Okalhoma City_The rights of criminal defendants are spelled out by law, but rights of crime victims may not be so clear. For the twelfth year in a row, many victims and their families gathered at the Oklahoma Capitol on Wednesday to fight for more rights in the courtroom, and better protection for Oklahomans in their everyday lives.
Lawmakers say their efforts have helped close loop holes in laws, and forced judges and jurors to hear victims' voices. Most victims of crime feel as if it's their duty to look out for others since the last thing they want is for someone else to meet their same fate. They say they have been through so much, that they don't want anyone else to be murdered, raped or abused.
John Slate's baby girl died after her mother left her in a bathtub in 2006, and the Duncan resident has been on a mission since. Last year, he helped redefine the definition of child neglect in Oklahoma. Slate says with laws such as Letha's Law, Demarion's Law, and the Kelsey Briggs Child Abuse Prevention Act, he thinks Oklahoma has come a long way. He says he hopes these law changes will lead to fewer victims. However, he is also fighting for those not so fortunate.
Slate says it can be unfair for victims who testify. "I was not allowed in the court room," he says. "There were things I was not allowed to do, things I was not allowed to talk about. I felt like I was the criminal. It seems like, in our criminal justice system, defendants have all the rights."
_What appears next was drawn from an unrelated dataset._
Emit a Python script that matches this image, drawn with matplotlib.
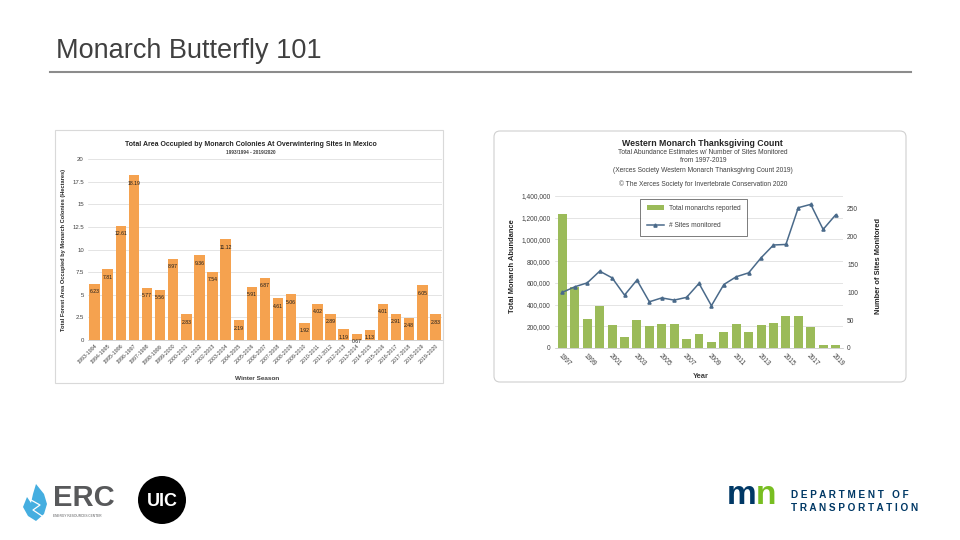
import matplotlib
matplotlib.use('Agg')
import matplotlib.pyplot as plt
from matplotlib.patches import Rectangle, FancyBboxPatch, Circle, Polygon

plt.rcParams['font.family'] = ['Liberation Sans', 'DejaVu Sans']

# Данные: площадь колоний в Мексике (гектары)
seasons = ['1993-1994', '1994-1995', '1995-1996', '1996-1997', '1997-1998', '1998-1999',
           '1999-2000', '2000-2001', '2001-2002', '2002-2003', '2003-2004', '2004-2005',
           '2005-2006', '2006-2007', '2007-2008', '2008-2009', '2009-2010', '2010-2011',
           '2011-2012', '2012-2013', '2013-2014', '2014-2015', '2015-2016', '2016-2017',
           '2017-2018', '2018-2019', '2019-2020']
hectares = [6.23, 7.81, 12.61, 18.19, 5.77, 5.56, 8.97, 2.83, 9.36, 7.54, 11.12, 2.19,
            5.91, 6.87, 4.61, 5.06, 1.92, 4.02, 2.89, 1.19, 0.67, 1.13, 4.01, 2.91,
            2.48, 6.05, 2.83]

# Данные: Western Monarch Thanksgiving Count
years = list(range(1997, 2020))
monarchs = [1235490, 564349, 267574, 390057, 209570, 99353, 254378, 205085, 218679,
            221058, 86437, 131889, 58468, 143204, 222525, 144812, 211275, 234731,
            292888, 298464, 192624, 27218, 29418]
sites = [100, 110, 117, 138, 126, 95, 122, 83, 90, 86, 91, 116, 76, 114, 128, 135,
         162, 185, 186, 252, 258, 213, 239]

fig = plt.figure(figsize=(9.6, 5.4), dpi=100)
fig.patch.set_facecolor('white')

# ========== фон слайда в пиксельных координатах ==========
bg = fig.add_axes([0, 0, 1, 1])
bg.set_xlim(0, 960)
bg.set_ylim(540, 0)
bg.axis('off')

bg.text(56, 51, 'Monarch Butterfly 101', fontsize=19.5, color='#404040', va='center', ha='left')
bg.plot([50, 911], [72, 72], color='#8c8c8c', linewidth=1.5)

# рамки картинок
bg.add_patch(Rectangle((55, 130), 388, 253, fill=False, edgecolor='#d9d9d9', linewidth=0.8))
bg.add_patch(FancyBboxPatch((494, 131), 412, 251, boxstyle='round,pad=0,rounding_size=6',
                            fill=False, edgecolor='#d0d0d0', linewidth=0.8))

# подписи левого графика
bg.text(251, 144, 'Total Area Occupied by Monarch Colonies At Overwintering Sites in Mexico',
        fontsize=5.0, fontweight='bold', ha='center', va='center', color='#262626')
bg.text(251, 153, '1993/1994 - 2019/2020', fontsize=3.4, fontweight='bold',
        ha='center', va='center', color='#404040')
bg.text(64, 250, 'Total Forest Area Occupied by Monarch Colonies (Hectares)', fontsize=4.1,
        fontweight='bold', rotation=90, ha='center', va='center', color='#262626')
bg.text(257, 378, 'Winter Season', fontsize=4.6, fontweight='bold',
        ha='center', va='center', color='#404040')

# подписи правого графика
bg.text(702, 143, 'Western Monarch Thanksgiving Count', fontsize=6.3, fontweight='bold',
        ha='center', va='center', color='#262626')
sub = dict(fontsize=4.8, ha='center', va='center', color='#404040')
bg.text(703, 153, 'Total Abundance Estimates w/ Number of Sites Monitored', **sub)
bg.text(703, 161, 'from 1997-2019', **sub)
bg.text(703, 170, '(Xerces Society Western Monarch Thanksgiving Count 2019)', **sub)
bg.text(703, 184, '\u00a9 The Xerces Society for Invertebrate Conservation 2020', **sub)
bg.text(513, 266, 'Total Monarch Abundance', fontsize=5.4, fontweight='bold', rotation=90,
        ha='center', va='center', color='#262626')
bg.text(878, 266, 'Number of Sites Monitored', fontsize=5.4, fontweight='bold', rotation=90,
        ha='center', va='center', color='#262626')
bg.text(701, 376, 'Year', fontsize=5.4, fontweight='bold', ha='center', va='center', color='#404040')

# логотипы
flame = Polygon([(36, 484), (44, 494), (47, 504), (44, 514), (36, 521), (28, 516),
                 (23, 507), (27, 497), (31, 503), (33, 494)],
                closed=True, facecolor='#45aee0', edgecolor='none')
bg.add_patch(flame)
bg.plot([31, 40, 33, 42], [500, 505, 510, 516], color='white', linewidth=0.9)
bg.text(53, 498, 'ERC', fontsize=21, fontweight='bold', color='#58595b', ha='left', va='center')
bg.text(53, 516, 'ENERGY RESOURCES CENTER', fontsize=2.3, color='#58595b', ha='left', va='center')
bg.add_patch(Circle((162, 500), 24, facecolor='black', edgecolor='none'))
bg.text(162, 501, 'UIC', fontsize=13, fontweight='bold', color='white', ha='center', va='center')
bg.text(727, 496, 'm', fontsize=24, fontweight='bold', color='#003865', ha='left', va='center')
bg.text(756, 496, 'n', fontsize=24, fontweight='bold', color='#78be21', ha='left', va='center')
bg.text(791, 495, 'D E P A R T M E N T   O F', fontsize=7.2, fontweight='bold',
        color='#003865', ha='left', va='center')
bg.text(791, 508, 'T R A N S P O R T A T I O N', fontsize=7.2, fontweight='bold',
        color='#003865', ha='left', va='center')

# ========== ЛЕВЫЙ ГРАФИК: площадь колоний ==========
ax1 = fig.add_axes([88 / 960, 1 - 340 / 540, (442 - 88) / 960, (340 - 159) / 540])
x1 = range(len(seasons))
ax1.bar(x1, hectares, width=0.8, color='#f5a24f', zorder=2)
for i, v in enumerate(hectares):
    ax1.text(i, v - 0.6, f'{v:.2f}', fontsize=3.7, ha='center', va='top', color='#1a1a1a', zorder=3)
ax1.set_ylim(0, 20)
ax1.set_xlim(-0.5, len(seasons) - 0.5)
ax1.set_yticks([0, 2.5, 5, 7.5, 10, 12.5, 15, 17.5, 20])
ax1.set_yticklabels(['0', '2.5', '5', '7.5', '10', '12.5', '15', '17.5', '20'])
ax1.set_xticks(list(x1))
ax1.set_xticklabels(seasons, rotation=45, ha='right', rotation_mode='anchor')
ax1.tick_params(axis='y', labelsize=4.3, length=0, pad=3, colors='#404040')
ax1.tick_params(axis='x', labelsize=3.8, length=0, pad=2.5, colors='#404040')
ax1.grid(True, axis='y', color='#d9d9d9', linewidth=0.5, zorder=0)
for s in ['top', 'right', 'left']:
    ax1.spines[s].set_visible(False)
ax1.spines['bottom'].set_color('#bfbfbf')
ax1.spines['bottom'].set_linewidth(0.5)

# ========== ПРАВЫЙ ГРАФИК: Thanksgiving Count ==========
ax2 = fig.add_axes([555 / 960, 1 - 348 / 540, (843 - 555) / 960, (348 - 196) / 540])
bars = ax2.bar(years, monarchs, width=0.72, color='#9bbb59', zorder=2, label='Total monarchs reported')
ax2.set_ylim(0, 1400000)
ax2.set_xlim(years[0] - 0.6, years[-1] + 0.6)
ax2.set_yticks(range(0, 1400001, 200000))
ax2.set_yticklabels([f'{v:,}' for v in range(0, 1400001, 200000)])
ax2.set_xticks(years[::2])
ax2.set_xticklabels([str(y) for y in years[::2]], rotation=-45, ha='left', rotation_mode='anchor')
ax2.tick_params(axis='both', labelsize=4.8, length=0, pad=3, colors='#404040')
ax2.grid(True, axis='y', color='#d9d9d9', linewidth=0.5, zorder=0)
for s in ['top', 'right', 'left']:
    ax2.spines[s].set_visible(False)
ax2.spines['bottom'].set_color('#bfbfbf')
ax2.spines['bottom'].set_linewidth(0.5)

ax3 = ax2.twinx()
line, = ax3.plot(years, sites, color='#4a6a8a', linewidth=1.1, marker='^', markersize=2.3,
                 label='# Sites monitored', zorder=3)
ax3.set_ylim(0, 273)
ax3.set_yticks([0, 50, 100, 150, 200, 250])
ax3.tick_params(axis='y', labelsize=4.8, length=0, pad=3, colors='#404040')
for s in ['top', 'right', 'left', 'bottom']:
    ax3.spines[s].set_visible(False)

leg = ax3.legend(handles=[bars, line], loc='upper left', bbox_to_anchor=(0.285, 1.005),
                 fontsize=4.8, frameon=True, fancybox=False, edgecolor='#404040',
                 labelspacing=1.5, borderpad=1.0, handlelength=2.5, handleheight=0.8)
leg.get_frame().set_linewidth(0.6)
for t in leg.get_texts():
    t.set_color('#404040')

plt.savefig('out.png', dpi=100)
District Attorney Bret Burns says the same is true at the Oklahoma Court of Criminal Appeals where victims go unheard. It's the same court that overturned the death sentence of convicted Oklahoma Highway Patrol murderer Ricky Ray Malone. "Victims have voices," says Burns. "They re emotional, they re passionate. They've lost a loved one, and I don t think a sentence should be reversed because they cry on the stand or show emotion."
Lieutenant Governor Jari Askins remembers her days on the bench, when the rights of victims was a relatively new concept in Oklahoma. She says communication - or lack thereof - between prosecutors and victims, is by and large the complaint she hears the most. However, she says victim witness coordinators have helped a lot. "[They are] letting the victims know what stages are happening in the criminal proceedings, and letting them know what that the DAs thought process is," says Askins.
Wednesday's focus was on progress, although victim's rights have come a long way - but there is still along way to go. They say that only then will justice be fully served.